» STATED PROBLEM: Start at the line that contains "What seaborn and", stop at the line that contains "import pandas as pd", and repeat every line in that span, those two included, with no pictures.

#### GIVEN DATA ####

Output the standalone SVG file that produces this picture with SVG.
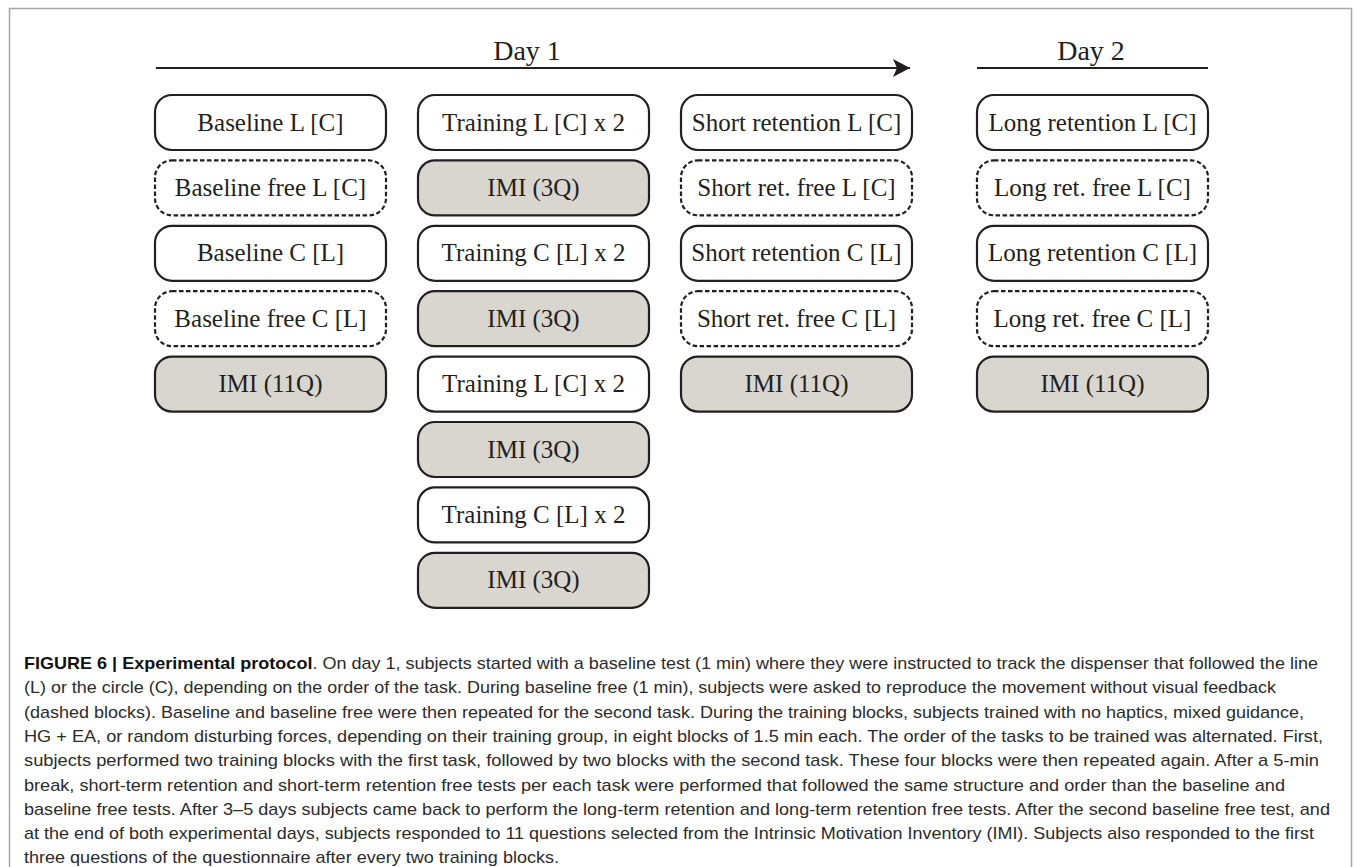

####
#### GIVEN DATA ####

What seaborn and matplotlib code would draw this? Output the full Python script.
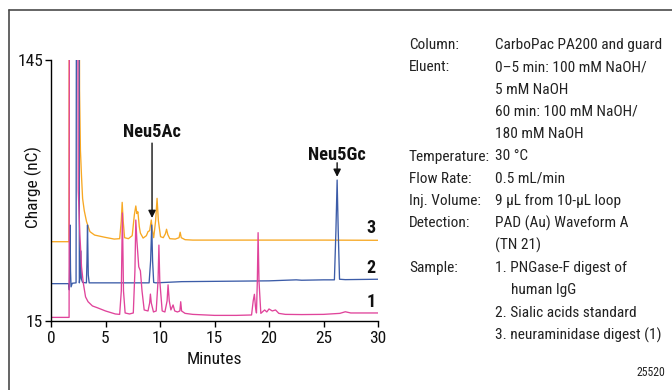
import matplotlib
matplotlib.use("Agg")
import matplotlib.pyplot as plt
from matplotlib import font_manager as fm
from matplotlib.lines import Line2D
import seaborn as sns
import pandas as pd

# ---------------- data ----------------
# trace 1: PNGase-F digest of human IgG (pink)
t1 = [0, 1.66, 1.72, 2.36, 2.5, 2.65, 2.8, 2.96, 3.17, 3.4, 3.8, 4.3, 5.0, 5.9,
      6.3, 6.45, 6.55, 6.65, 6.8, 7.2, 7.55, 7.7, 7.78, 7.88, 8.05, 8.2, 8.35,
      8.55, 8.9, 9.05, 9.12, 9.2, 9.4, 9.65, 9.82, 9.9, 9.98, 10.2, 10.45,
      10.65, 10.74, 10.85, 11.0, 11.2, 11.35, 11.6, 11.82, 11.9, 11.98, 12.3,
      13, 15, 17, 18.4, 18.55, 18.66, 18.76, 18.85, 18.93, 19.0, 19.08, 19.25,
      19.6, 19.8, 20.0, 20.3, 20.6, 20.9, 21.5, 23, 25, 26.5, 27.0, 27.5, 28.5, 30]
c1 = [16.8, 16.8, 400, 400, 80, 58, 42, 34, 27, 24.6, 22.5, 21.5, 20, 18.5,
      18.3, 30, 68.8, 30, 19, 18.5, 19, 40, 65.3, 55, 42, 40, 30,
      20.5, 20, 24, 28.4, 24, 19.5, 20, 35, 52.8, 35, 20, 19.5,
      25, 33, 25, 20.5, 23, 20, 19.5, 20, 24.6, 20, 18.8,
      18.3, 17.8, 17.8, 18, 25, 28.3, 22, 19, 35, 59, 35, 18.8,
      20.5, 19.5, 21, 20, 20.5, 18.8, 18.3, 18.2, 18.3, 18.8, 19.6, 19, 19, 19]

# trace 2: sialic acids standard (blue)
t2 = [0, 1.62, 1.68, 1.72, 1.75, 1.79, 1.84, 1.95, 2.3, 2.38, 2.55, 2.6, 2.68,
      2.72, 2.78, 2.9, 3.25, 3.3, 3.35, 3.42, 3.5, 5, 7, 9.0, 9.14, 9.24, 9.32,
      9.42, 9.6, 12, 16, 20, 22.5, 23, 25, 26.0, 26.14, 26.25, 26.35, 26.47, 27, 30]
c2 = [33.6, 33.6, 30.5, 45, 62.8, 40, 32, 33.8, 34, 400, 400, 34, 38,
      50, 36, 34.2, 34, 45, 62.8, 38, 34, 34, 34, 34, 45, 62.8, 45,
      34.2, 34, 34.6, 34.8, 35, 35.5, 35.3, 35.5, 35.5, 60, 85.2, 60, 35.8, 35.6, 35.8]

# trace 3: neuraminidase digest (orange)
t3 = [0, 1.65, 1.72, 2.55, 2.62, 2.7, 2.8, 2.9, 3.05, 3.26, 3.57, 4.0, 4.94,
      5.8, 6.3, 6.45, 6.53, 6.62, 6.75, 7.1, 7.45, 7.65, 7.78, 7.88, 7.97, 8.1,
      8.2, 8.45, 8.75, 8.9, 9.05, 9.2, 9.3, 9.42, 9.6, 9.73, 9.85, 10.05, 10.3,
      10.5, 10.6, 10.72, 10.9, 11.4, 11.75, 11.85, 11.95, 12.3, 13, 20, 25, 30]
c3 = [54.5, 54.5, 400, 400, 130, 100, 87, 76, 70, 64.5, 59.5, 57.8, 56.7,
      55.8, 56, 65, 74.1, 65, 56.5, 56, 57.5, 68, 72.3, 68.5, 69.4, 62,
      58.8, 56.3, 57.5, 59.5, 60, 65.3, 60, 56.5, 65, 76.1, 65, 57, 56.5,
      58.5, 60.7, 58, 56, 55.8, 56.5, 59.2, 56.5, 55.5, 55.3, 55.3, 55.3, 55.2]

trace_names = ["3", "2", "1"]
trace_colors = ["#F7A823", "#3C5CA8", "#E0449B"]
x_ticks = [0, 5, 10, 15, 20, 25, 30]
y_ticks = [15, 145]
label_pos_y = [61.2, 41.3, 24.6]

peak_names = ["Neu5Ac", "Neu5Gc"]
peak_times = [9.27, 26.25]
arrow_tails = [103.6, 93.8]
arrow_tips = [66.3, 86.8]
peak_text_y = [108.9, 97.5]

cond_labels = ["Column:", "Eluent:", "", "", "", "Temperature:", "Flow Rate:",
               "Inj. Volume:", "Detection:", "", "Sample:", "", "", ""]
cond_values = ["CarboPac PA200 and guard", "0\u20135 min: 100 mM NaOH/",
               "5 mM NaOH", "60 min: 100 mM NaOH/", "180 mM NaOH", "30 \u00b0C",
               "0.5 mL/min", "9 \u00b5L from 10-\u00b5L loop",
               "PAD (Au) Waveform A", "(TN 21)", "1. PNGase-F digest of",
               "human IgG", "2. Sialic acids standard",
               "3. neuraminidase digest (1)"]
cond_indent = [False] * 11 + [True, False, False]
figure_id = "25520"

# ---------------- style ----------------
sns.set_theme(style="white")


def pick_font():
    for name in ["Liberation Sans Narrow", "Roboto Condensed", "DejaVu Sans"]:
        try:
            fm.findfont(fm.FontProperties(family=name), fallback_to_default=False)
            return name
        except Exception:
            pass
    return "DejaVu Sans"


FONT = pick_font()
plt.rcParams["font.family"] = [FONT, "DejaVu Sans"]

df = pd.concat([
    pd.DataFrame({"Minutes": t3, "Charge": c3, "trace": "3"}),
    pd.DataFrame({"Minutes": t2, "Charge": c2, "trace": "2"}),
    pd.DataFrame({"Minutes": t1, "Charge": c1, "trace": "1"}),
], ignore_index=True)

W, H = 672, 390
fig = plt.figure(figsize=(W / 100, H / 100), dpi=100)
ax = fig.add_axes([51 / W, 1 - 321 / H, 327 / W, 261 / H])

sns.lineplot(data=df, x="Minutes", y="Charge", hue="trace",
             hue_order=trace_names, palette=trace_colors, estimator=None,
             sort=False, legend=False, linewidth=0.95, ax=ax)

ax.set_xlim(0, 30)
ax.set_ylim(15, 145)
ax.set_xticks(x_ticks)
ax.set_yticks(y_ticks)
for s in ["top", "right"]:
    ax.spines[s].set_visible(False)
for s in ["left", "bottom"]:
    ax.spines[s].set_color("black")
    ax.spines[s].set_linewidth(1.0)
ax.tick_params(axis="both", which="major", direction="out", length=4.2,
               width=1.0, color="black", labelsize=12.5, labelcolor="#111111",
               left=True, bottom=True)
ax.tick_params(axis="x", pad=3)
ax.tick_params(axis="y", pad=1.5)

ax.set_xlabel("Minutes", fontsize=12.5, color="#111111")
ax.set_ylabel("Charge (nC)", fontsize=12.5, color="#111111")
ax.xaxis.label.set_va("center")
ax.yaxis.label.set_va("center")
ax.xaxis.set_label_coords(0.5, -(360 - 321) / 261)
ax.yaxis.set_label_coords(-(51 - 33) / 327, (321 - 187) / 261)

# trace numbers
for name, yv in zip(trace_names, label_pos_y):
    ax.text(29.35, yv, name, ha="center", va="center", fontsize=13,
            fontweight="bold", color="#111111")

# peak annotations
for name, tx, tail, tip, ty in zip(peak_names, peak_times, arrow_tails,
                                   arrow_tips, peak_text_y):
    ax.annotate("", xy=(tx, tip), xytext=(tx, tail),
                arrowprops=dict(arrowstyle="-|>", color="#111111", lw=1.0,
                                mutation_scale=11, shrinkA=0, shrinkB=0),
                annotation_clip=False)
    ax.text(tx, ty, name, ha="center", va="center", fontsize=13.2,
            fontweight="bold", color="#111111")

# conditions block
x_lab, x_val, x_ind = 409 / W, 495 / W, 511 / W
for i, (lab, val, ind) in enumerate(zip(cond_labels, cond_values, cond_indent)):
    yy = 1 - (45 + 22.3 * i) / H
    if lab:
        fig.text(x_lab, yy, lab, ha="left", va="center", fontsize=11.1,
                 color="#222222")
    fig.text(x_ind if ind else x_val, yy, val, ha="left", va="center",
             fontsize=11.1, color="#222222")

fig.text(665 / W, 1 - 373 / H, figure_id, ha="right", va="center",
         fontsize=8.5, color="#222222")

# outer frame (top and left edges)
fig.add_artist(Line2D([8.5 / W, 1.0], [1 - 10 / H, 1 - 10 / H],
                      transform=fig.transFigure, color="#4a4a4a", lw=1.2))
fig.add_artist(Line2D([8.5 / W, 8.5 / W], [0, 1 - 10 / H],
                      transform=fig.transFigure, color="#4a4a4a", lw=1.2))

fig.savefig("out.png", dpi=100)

####

» TASK RESULT:
What seaborn and matplotlib code would draw this? Output the full Python script.
import matplotlib
matplotlib.use("Agg")
import matplotlib.pyplot as plt
from matplotlib import font_manager as fm
from matplotlib.lines import Line2D
import seaborn as sns
import pandas as pd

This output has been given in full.